For the last year we’ve been reporting on the bizarre saga of Dick’s Sporting Goods’ transformation from a relatively functional purveyor of mainstream sporting goods to a groveling symbol of modern corporate virtue signaling. On Friday, new evidence emerged of just how much that crusade has cost the retailer.
It hasn’t been a pretty story.
Dick’s CEO Edward Stack – with evident pressure from the media and anti-gun lobby – has embarked on an escalating series of policies to restrict the chain’s sale of guns, at one point a significant part of the company’s revenue stream.
Whether Stack had a sincere change of heart on the morality of his business model or whether he naively sought to protect his company with a futile attempt to appease a frothing mob that hates guns and capitalism with equal fervor is anyone’s guess.
But Stack went so far as to formally collaborate with the Michael Bloomberg-funded Everytown for Gun Safety and to sign a letter endorsing gun control bills pending on Capitol Hill. His company even retained corporate lobbyists to press Congress for additional gun control.
Needless to say, these moves resulted in Dick’s becoming synonymous with Benedict Arnold in the minds of well-informed Second Amendment supporters. Shoppers and major suppliers in the pro-gun community stopped doing business with Dick’s.
Now Bloomberg’s own media outlet, Bloomberg.com, is reporting that Dick’s itself estimates the price of its anti-gun advocacy at $150 million in lost sales in 2018, or almost 2% of the company’s annual revenue.
And while anti-gunners insisted they would reward Dick’s with increases in their own business, the same article mentions a new Stanford University study that casts doubt on that premise. According to that research, “Respondents said they were more likely to buy a product to support a CEO’s political stance than they were to boycott in disagreement, but their actions revealed the opposite.” The article continued, “When asked for specific examples, 69 percent could name a product they’d stopped buying, and only 21 percent could recall a product they started buying.”
So it seems, unsurprisingly, that being boastfully anti-gun is a dumb idea for a gun store, as is counting on the professed loyalty and support of anti-gunners (who, let’s face it, probably aren’t likely to be the most athletically inclined people and to need the other types of wares that Dick’s sells anyway).
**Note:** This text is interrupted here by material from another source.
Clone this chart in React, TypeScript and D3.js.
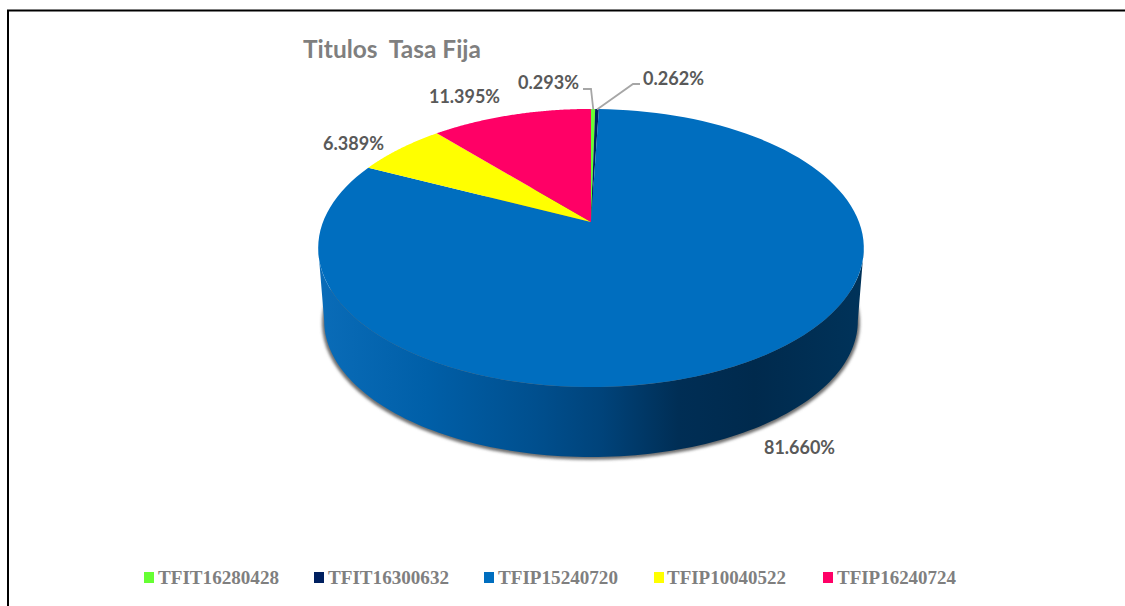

Nevertheless, Stack remains defiant. “It was worth it,” the article quotes him as saying.
Easy for him to say when he’s successfully elevated his own perceived moral standing with his high-society peers by gambling with the money of his shareholders, who of course assumed much of the financial risk for Stack’s very public moralizing.
But make no mistake, Ed Stack remains a fabulously wealthy man, and the Dick’s retail empire remains big enough that it may successfully reshuffle its business model to remain viable.
But Ed Stack has done gun owners a favor by allowing them a myriad of opportunities to express their pro-Second Amendment commitments simply by avoiding any sort of purchase they may otherwise have made in his stores. Be it guns, ammunition, or even kayaks or baseball gloves, there are plenty of other outlets eager to serve the pro-gun public without condescending to them and collaborating with organizations that would take away their rights.
Dick’s corporate largesse may buy Ed Stack the fleeting admiration of the gun control and media elites.
But gun owners have long memories, and they will hopefully continue to add to the 150 million reminders they’ve already given Stack.